Preise sind außerdem unersetzliche Träger von Informationen. Flexible Autobahngebühren könnten beispielsweise die Betreiber von Straßen darüber informieren, wo ausgebaut oder neugebaut werden sollte. Oder aber den Betreibern von öffentlichen Verkehrsmitteln zeigen, welche Preise Autofahrer bereit, sind für Mobilität zu zahlen. Stichwort öffentliche Verkehrsmittel: Der umweltfreundliche Schienenverkehr würde eine ganz neue Attraktivität gewinnen, könnten Autofahrer (natürlich auch nicht subventionierte) Ticketpreise direkt mit den anfallenden Mautgebühren vergleichen.

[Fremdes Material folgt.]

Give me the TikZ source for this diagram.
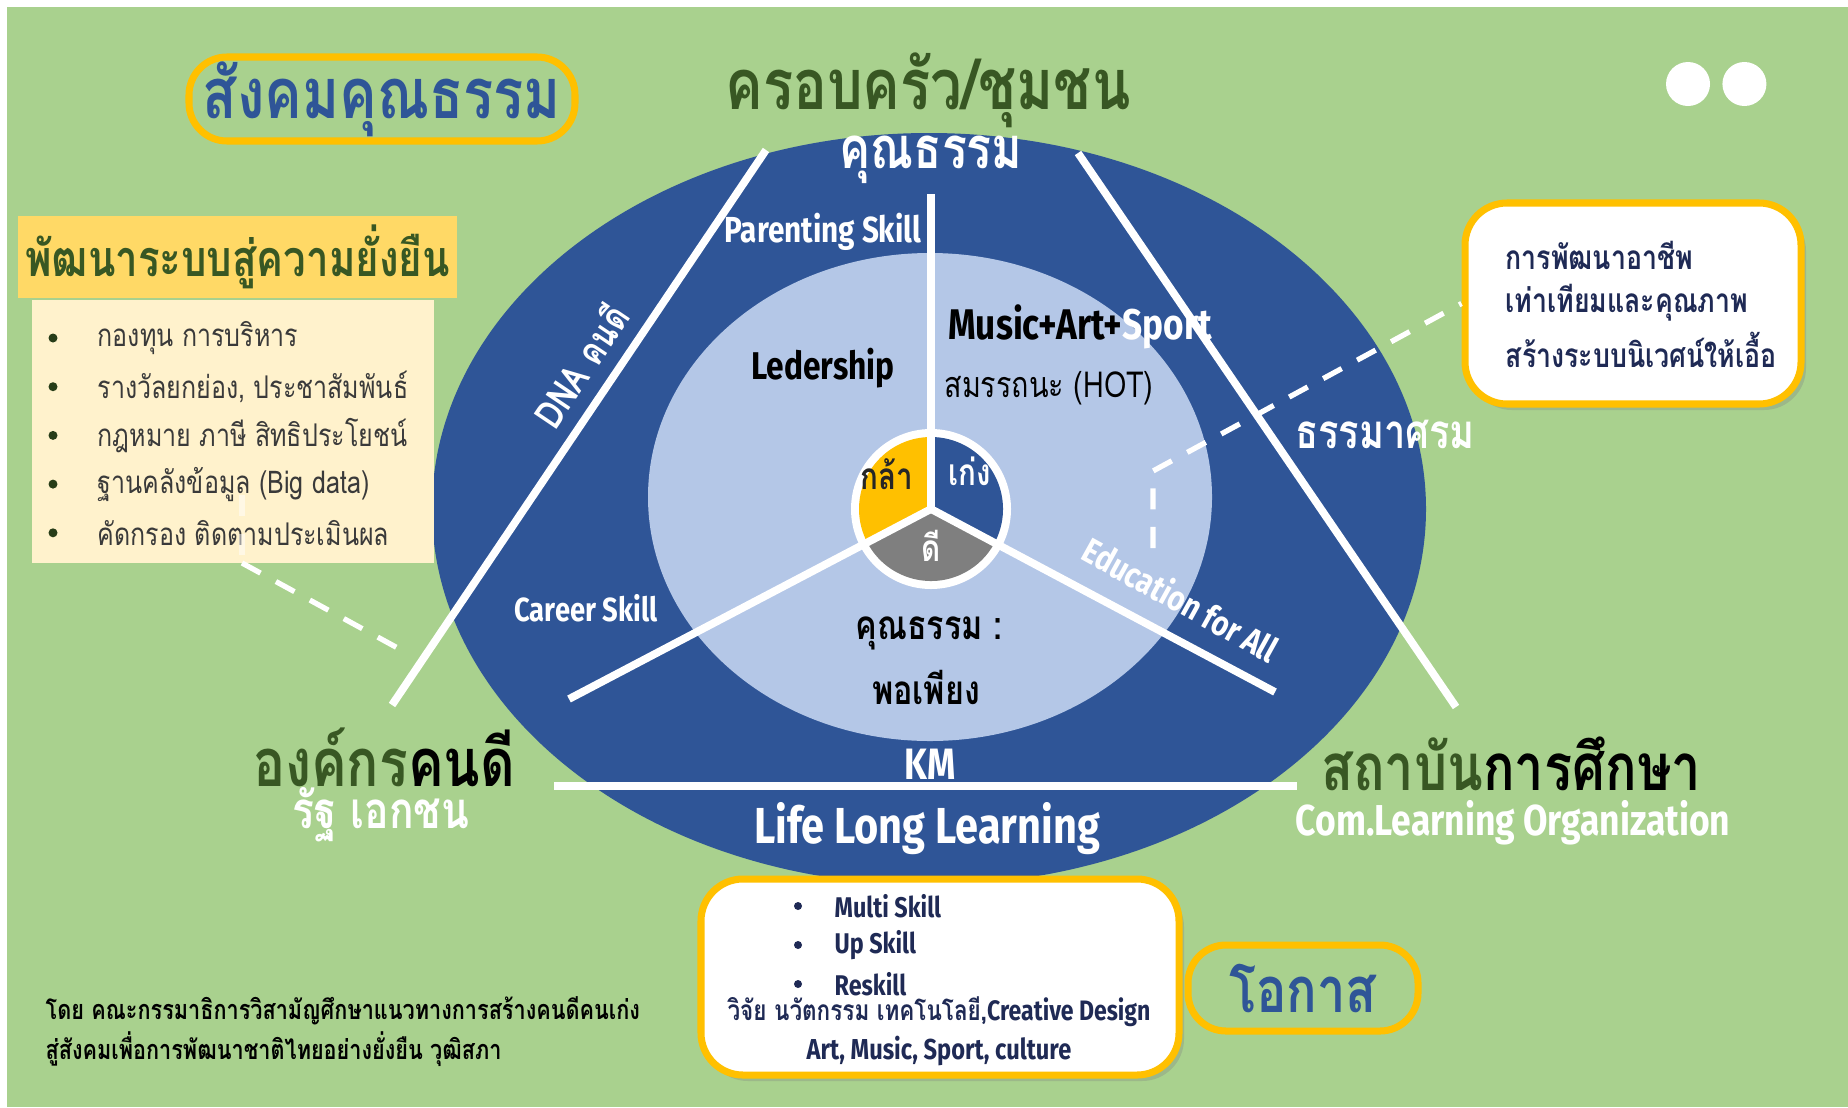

Zuletzt würden es kalkulierbare aber flexible Mauteinnahmen weitaus besser ermöglichen, Bau und Betrieb von Fernstraßen an private Akteure auszulagern. Diese hätten natürlich ein ganz anderes Interesse daran, eine kundenfreundliche und kosteneffiziente Autobahn zu schaffen: mit kurzen Bauzeiten, einer schlaglochfreien Fahrbahn, schnellem Streuen im Winter und wenig Staus zu Ferienzeiten durch intelligente Preisgestaltung.

Vorbilder gibt es genug

Sei es Spanien mit den exzellenten privaten „Autopistas“, die USA mit ihren gebührenpflichtigen Express-Lanes, London mit der City-Maut oder das deutsche LKW-Maut System : Wir müssen das Rad nicht neu erfinden. Und die Digitalisierung macht es sogar immer leichter, Mautgebühren auf effiziente und effektive Weise zu erheben. Die Ersetzung von KFZ- und Energiesteuer durch nutzungsabhängige Gebühren würde einiges ändern: Vor allem müssten Einnahmen direkt in Erhalt und Neubau gesteckt werden. Auf der anderen Seite könnte der Bund die Autofahrer nicht mehr unbegrenzt schröpfen und damit soziale Wohltaten finanzieren. Zuletzt stünden den Verkehrsplanern eine ganze Reihe an neuen Instrumenten zu intelligenten, preisbasierten, Verkehrssteuerung zur Verfügung. Möglichkeiten, von denen Mautbefürworter Adam Smith nur träumen konnte. Die Maut ist tot – lang lebe die Maut!